• [Rows from a dataset of charts and code]:
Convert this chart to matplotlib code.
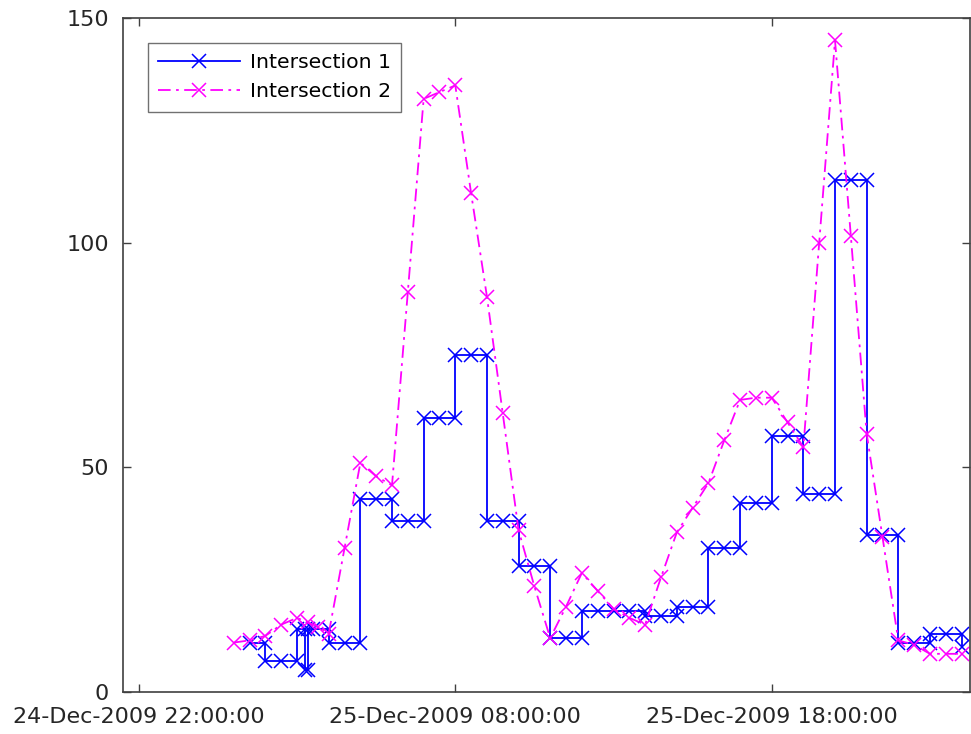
import matplotlib
matplotlib.use('Agg')
import matplotlib.pyplot as plt
import matplotlib.dates as mdates
from datetime import datetime

# Intersection 1 (step-like counts, duplicated times at each change)
t1 = ['25 01:30', '25 02:00', '25 02:00', '25 02:30', '25 03:00', '25 03:00',
      '25 03:15', '25 03:15', '25 03:20', '25 03:20', '25 03:30', '25 04:00',
      '25 04:00', '25 04:30', '25 05:00', '25 05:00', '25 05:30', '25 06:00',
      '25 06:00', '25 06:30', '25 07:00', '25 07:00', '25 07:30', '25 08:00',
      '25 08:00', '25 08:30', '25 09:00', '25 09:00', '25 09:30', '25 10:00',
      '25 10:00', '25 10:30', '25 11:00', '25 11:00', '25 11:30', '25 12:00',
      '25 12:00', '25 12:30', '25 13:00', '25 13:30', '25 14:00', '25 14:00',
      '25 14:30', '25 15:00', '25 15:00', '25 15:30', '25 16:00', '25 16:00',
      '25 16:30', '25 17:00', '25 17:00', '25 17:30', '25 18:00', '25 18:00',
      '25 18:30', '25 19:00', '25 19:00', '25 19:30', '25 20:00', '25 20:00',
      '25 20:30', '25 21:00', '25 21:00', '25 21:30', '25 22:00', '25 22:00',
      '25 22:30', '25 23:00', '25 23:00', '25 23:30', '26 00:00', '26 00:00']
y1 = [11, 11, 7, 7, 7, 14,
      14, 5, 5, 14, 14, 14,
      11, 11, 11, 43, 43, 43,
      38, 38, 38, 61, 61, 61,
      75, 75, 75, 38, 38, 38,
      28, 28, 28, 12, 12, 12,
      18, 18, 18, 18, 18, 17,
      17, 17, 19, 19, 19, 32,
      32, 32, 42, 42, 42, 57,
      57, 57, 44, 44, 44, 114,
      114, 114, 35, 35, 35, 11,
      11, 11, 13, 13, 13, 10]

# Intersection 2
t2 = ['25 01:00', '25 01:30', '25 02:00', '25 02:30', '25 03:00', '25 03:20',
      '25 03:40', '25 04:00', '25 04:30', '25 05:00', '25 05:30', '25 06:00',
      '25 06:30', '25 07:00', '25 07:30', '25 08:00', '25 08:30', '25 09:00',
      '25 09:30', '25 10:00', '25 10:30', '25 11:00', '25 11:30', '25 12:00',
      '25 12:30', '25 13:00', '25 13:30', '25 14:00', '25 14:30', '25 15:00',
      '25 15:30', '25 16:00', '25 16:30', '25 17:00', '25 17:30', '25 18:00',
      '25 18:30', '25 19:00', '25 19:30', '25 20:00', '25 20:30', '25 21:00',
      '25 21:30', '25 22:00', '25 22:30', '25 23:00', '25 23:30', '26 00:00']
y2 = [11, 11.5, 12.5, 15, 16.5, 15.5,
      14.5, 13, 32, 51, 48, 46,
      89, 132, 133.5, 135, 111, 88,
      62, 36, 23.5, 12, 19, 26.5,
      22.5, 18.5, 16.5, 15, 25.5, 35.5,
      41, 46.5, 56, 65, 65.5, 65.5,
      60, 54.5, 100, 145, 101.5, 57.5,
      34.5, 11.5, 10.5, 8.5, 8.5, 8.5]

tick_times = [datetime(2009, 12, 24, 22, 0), datetime(2009, 12, 25, 8, 0),
              datetime(2009, 12, 25, 18, 0)]
yticks = [0, 50, 100, 150]


def to_dt(s):
    return datetime.strptime('2009-12-' + s, '%Y-%m-%d %H:%M')


x1 = [to_dt(s) for s in t1]
x2 = [to_dt(s) for s in t2]

fig = plt.figure(figsize=(9.71, 7.34), dpi=100)
ax = fig.add_axes([0.1267, 0.0572, 0.8723, 0.9183])

ax.plot(x1, y1, color='#0000ff', linestyle='-', linewidth=1.3, marker='x',
        markersize=10, markeredgewidth=1.1, label='Intersection 1')
ax.plot(x2, y2, color='#ff00ff', linestyle=(0, (7, 3, 1.5, 3)), linewidth=1.3,
        marker='x', markersize=10, markeredgewidth=1.1, label='Intersection 2')

ax.set_xlim(datetime(2009, 12, 24, 21, 30), datetime(2009, 12, 26, 0, 16))
ax.set_ylim(0, 150)
ax.set_xticks(tick_times)
ax.xaxis.set_major_formatter(mdates.DateFormatter('%d-%b-%Y %H:%M:%S'))
ax.set_yticks(yticks)

for s in ax.spines.values():
    s.set_color('0.25')
    s.set_linewidth(1.2)
ax.tick_params(direction='in', length=6, width=1, colors='0.25',
               labelcolor='#262626', labelsize=16,
               top=True, right=True)
ax.tick_params(axis='x', pad=11)
ax.tick_params(axis='y', pad=10)

leg = ax.legend(loc='upper left', bbox_to_anchor=(0.0295, 0.963),
                borderaxespad=0, fontsize=14.7, frameon=True, fancybox=False,
                handlelength=4.0, handletextpad=0.5, borderpad=0.5,
                labelspacing=0.5)
leg.get_frame().set_edgecolor('0.3')
leg.get_frame().set_linewidth(1.0)

fig.savefig('out.png', dpi=100)
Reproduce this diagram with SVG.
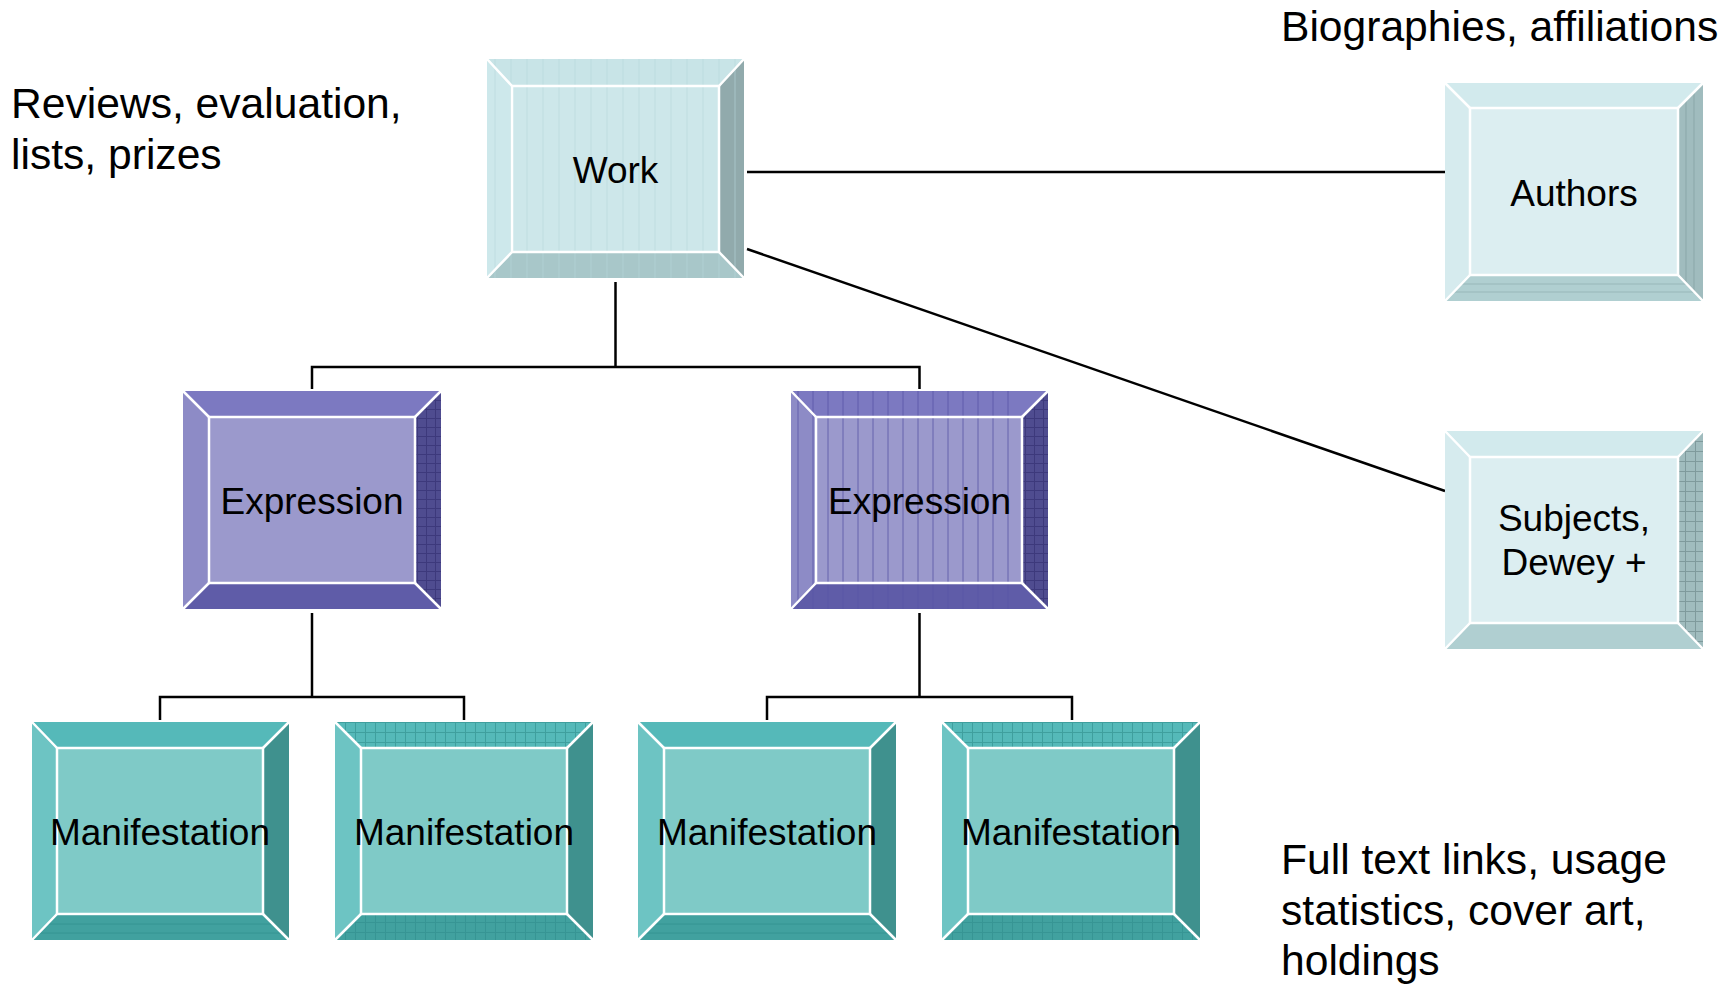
<svg xmlns="http://www.w3.org/2000/svg" width="1735" height="984" viewBox="0 0 1735 984">
<style>
text{font-family:"Liberation Sans",Arial,sans-serif;fill:#000}
.lbl{font-size:37px;text-anchor:middle}
.side{font-size:42.6px}
.conn{stroke:#000;stroke-width:2.5;fill:none}
.hl{fill:none;stroke:#fff;stroke-width:2.5}
.work .t{fill:#c8e4e7}.work .l{fill:#cde8eb}.work .r{fill:#91aaac}.work .b{fill:#a8c7c9}.work .f{fill:#cde7ea}
.auth .t{fill:#d2eaed}.auth .l{fill:#d6ebee}.auth .r{fill:#a0bcbe}.auth .b{fill:#b0cfd1}.auth .f{fill:#dceef1}
.exp .t{fill:#7c79c1}.exp .l{fill:#8d8bc6}.exp .r{fill:#4f4c90}.exp .b{fill:#5f5ca8}.exp .f{fill:#9b99cc}
.man .t{fill:#55b9b9}.man .l{fill:#6dc4c3}.man .r{fill:#3f918e}.man .b{fill:#41a19f}.man .f{fill:#7fcac7}
</style>
<defs>
<pattern id="vs-light" width="16" height="10" patternUnits="userSpaceOnUse"><line x1="8" y1="0" x2="8" y2="10" stroke="#b5d6da" stroke-width="1"/></pattern>
<pattern id="vs-blue" width="15" height="10" patternUnits="userSpaceOnUse"><line x1="7" y1="0" x2="7" y2="10" stroke="#5753a6" stroke-width="1"/></pattern>
<pattern id="grid-dark" width="9" height="9" patternUnits="userSpaceOnUse"><path d="M0 0.5H9M0.5 0V9" stroke="#2f2c6e" stroke-width="1" opacity="0.6"/></pattern>
<pattern id="grid-gray" width="10" height="10" patternUnits="userSpaceOnUse"><path d="M0 0.5H10M0.5 0V10" stroke="#7f9a9c" stroke-width="1"/></pattern>
<pattern id="grid-teal" width="10" height="10" patternUnits="userSpaceOnUse"><path d="M0 0.5H10M0.5 0V10" stroke="#2f8e8c" stroke-width="1" opacity="0.6"/></pattern>
<pattern id="hl-teal" width="10" height="9" patternUnits="userSpaceOnUse"><line x1="0" y1="4" x2="10" y2="4" stroke="#2a8a88" stroke-width="1" opacity="0.6"/></pattern>
</defs>

<g id="connectors">
<line class="conn" x1="747" y1="172" x2="1445" y2="172"/>
<line class="conn" x1="747" y1="249" x2="1445" y2="491"/>
<polyline class="conn" points="615.5,282 615.5,367"/>
<polyline class="conn" points="312,389 312,367 919.5,367 919.5,389"/>
<polyline class="conn" points="312,613 312,697"/>
<polyline class="conn" points="160,720 160,697 464,697 464,720"/>
<polyline class="conn" points="919.5,613 919.5,697"/>
<polyline class="conn" points="767,720 767,697 1072,697 1072,720"/>
</g>

<g id="node-work" class="work" transform="translate(487,59)">
<polygon class="t" points="0,0 257,0 232,27 25,27"/>
<polygon class="l" points="0,0 25,27 25,193 0,219"/>
<polygon class="r" points="257,0 257,219 232,193 232,27"/>
<polygon class="b" points="0,219 25,193 232,193 257,219"/>
<rect class="f" x="25" y="27" width="207" height="166"/>
<rect x="0" y="0" width="257" height="219" fill="url(#vs-light)" opacity="0.6"/>
<rect class="hl" x="25" y="27" width="207" height="166"/>
<path class="hl" d="M0 0L25 27M257 0L232 27M0 219L25 193M257 219L232 193"/>
<text class="lbl" x="128.5" y="124">Work</text>
</g>

<g id="node-authors" class="auth" transform="translate(1445,83)">
<polygon class="t" points="0,0 258,0 233,25 25,25"/>
<polygon class="l" points="0,0 25,25 25,192 0,218"/>
<polygon class="r" points="258,0 258,218 233,192 233,25"/>
<polygon class="b" points="0,218 25,192 233,192 258,218"/>
<path d="M241 17V200M249 9V208" stroke="#8aa7a9" stroke-width="1"/>
<path d="M17 201H241M9 209H249" stroke="#98b7b9" stroke-width="1"/>
<rect class="f" x="25" y="25" width="208" height="167"/>
<rect class="hl" x="25" y="25" width="208" height="167"/>
<path class="hl" d="M0 0L25 25M258 0L233 25M0 218L25 192M258 218L233 192"/>
<text class="lbl" x="129" y="123">Authors</text>
</g>

<g id="node-subjects" class="auth" transform="translate(1445,431)">
<polygon class="t" points="0,0 258,0 233,26 25,26"/>
<polygon class="l" points="0,0 25,26 25,192 0,218"/>
<polygon class="r" points="258,0 258,218 233,192 233,26"/>
<polygon class="b" points="0,218 25,192 233,192 258,218"/>
<polygon points="258,0 258,218 233,192 233,26" fill="url(#grid-gray)"/>
<rect class="f" x="25" y="26" width="208" height="166"/>
<rect class="hl" x="25" y="26" width="208" height="166"/>
<path class="hl" d="M0 0L25 26M258 0L233 26M0 218L25 192M258 218L233 192"/>
<text class="lbl" x="129" y="100">Subjects,</text>
<text class="lbl" x="129" y="144">Dewey +</text>
</g>

<g id="node-expression-1" class="exp" transform="translate(183,391)">
<polygon class="t" points="0,0 258,0 232,26 26,26"/>
<polygon class="l" points="0,0 26,26 26,192 0,218"/>
<polygon class="r" points="258,0 258,218 232,192 232,26"/>
<polygon class="b" points="0,218 26,192 232,192 258,218"/>
<polygon points="258,0 258,218 232,192 232,26" fill="url(#grid-dark)"/>
<rect class="f" x="26" y="26" width="206" height="166"/>
<rect class="hl" x="26" y="26" width="206" height="166"/>
<path class="hl" d="M0 0L26 26M258 0L232 26M0 218L26 192M258 218L232 192"/>
<text class="lbl" x="129" y="123">Expression</text>
</g>

<g id="node-expression-2" class="exp" transform="translate(791,391)">
<polygon class="t" points="0,0 257,0 231,26 25,26"/>
<polygon class="l" points="0,0 25,26 25,192 0,218"/>
<polygon class="r" points="257,0 257,218 231,192 231,26"/>
<polygon class="b" points="0,218 25,192 231,192 257,218"/>
<rect class="f" x="25" y="26" width="206" height="166"/>
<rect x="0" y="0" width="231" height="218" fill="url(#vs-blue)" opacity="0.8"/>
<polygon points="257,0 257,218 231,192 231,26" fill="url(#grid-dark)"/>
<rect class="hl" x="25" y="26" width="206" height="166"/>
<path class="hl" d="M0 0L25 26M257 0L231 26M0 218L25 192M257 218L231 192"/>
<text class="lbl" x="128.5" y="123">Expression</text>
</g>

<g id="node-manifestation-1" class="man" transform="translate(32,722)">
<polygon class="t" points="0,0 257,0 231,26 25,26"/>
<polygon class="l" points="0,0 25,26 25,192 0,218"/>
<polygon class="r" points="257,0 257,218 231,192 231,26"/>
<polygon class="b" points="0,218 25,192 231,192 257,218"/>
<polygon points="0,218 25,192 231,192 257,218" fill="url(#hl-teal)"/>
<rect class="f" x="25" y="26" width="206" height="166"/>
<rect class="hl" x="25" y="26" width="206" height="166"/>
<path class="hl" d="M0 0L25 26M257 0L231 26M0 218L25 192M257 218L231 192"/>
<text class="lbl" x="128" y="123">Manifestation</text>
</g>

<g id="node-manifestation-2" class="man" transform="translate(335,722)">
<polygon class="t" points="0,0 258,0 232,26 26,26"/>
<polygon class="l" points="0,0 26,26 26,192 0,218"/>
<polygon class="r" points="258,0 258,218 232,192 232,26"/>
<polygon class="b" points="0,218 26,192 232,192 258,218"/>
<polygon points="0,0 258,0 232,26 26,26" fill="url(#grid-teal)"/>
<polygon points="0,218 26,192 232,192 258,218" fill="url(#grid-teal)"/>
<rect class="f" x="26" y="26" width="206" height="166"/>
<rect class="hl" x="26" y="26" width="206" height="166"/>
<path class="hl" d="M0 0L26 26M258 0L232 26M0 218L26 192M258 218L232 192"/>
<text class="lbl" x="129" y="123">Manifestation</text>
</g>

<g id="node-manifestation-3" class="man" transform="translate(638,722)">
<polygon class="t" points="0,0 258,0 232,26 26,26"/>
<polygon class="l" points="0,0 26,26 26,192 0,218"/>
<polygon class="r" points="258,0 258,218 232,192 232,26"/>
<polygon class="b" points="0,218 26,192 232,192 258,218"/>
<polygon points="0,218 26,192 232,192 258,218" fill="url(#hl-teal)"/>
<rect class="f" x="26" y="26" width="206" height="166"/>
<rect class="hl" x="26" y="26" width="206" height="166"/>
<path class="hl" d="M0 0L26 26M258 0L232 26M0 218L26 192M258 218L232 192"/>
<text class="lbl" x="129" y="123">Manifestation</text>
</g>

<g id="node-manifestation-4" class="man" transform="translate(942,722)">
<polygon class="t" points="0,0 258,0 232,26 26,26"/>
<polygon class="l" points="0,0 26,26 26,192 0,218"/>
<polygon class="r" points="258,0 258,218 232,192 232,26"/>
<polygon class="b" points="0,218 26,192 232,192 258,218"/>
<polygon points="0,0 258,0 232,26 26,26" fill="url(#grid-teal)"/>
<polygon points="0,218 26,192 232,192 258,218" fill="url(#grid-teal)"/>
<rect class="f" x="26" y="26" width="206" height="166"/>
<rect class="hl" x="26" y="26" width="206" height="166"/>
<path class="hl" d="M0 0L26 26M258 0L232 26M0 218L26 192M258 218L232 192"/>
<text class="lbl" x="129" y="123">Manifestation</text>
</g>

<g id="notes">
<text class="side" x="11" y="118">Reviews, evaluation,</text>
<text class="side" x="11" y="169">lists, prizes</text>
<text class="side" x="1281" y="41">Biographies, affiliations</text>
<text class="side" x="1281" y="874">Full text links, usage</text>
<text class="side" x="1281" y="925">statistics, cover art,</text>
<text class="side" x="1281" y="975">holdings</text>
</g>
</svg>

• [TASK TO CARRY OUT]:
Starting at the first line of the records above, set down each line exactly through the one that holds "from datetime import datetime". Omit pictures.

• [WORKED SOLUTION]:
Convert this chart to matplotlib code.
import matplotlib
matplotlib.use('Agg')
import matplotlib.pyplot as plt
import matplotlib.dates as mdates
from datetime import datetime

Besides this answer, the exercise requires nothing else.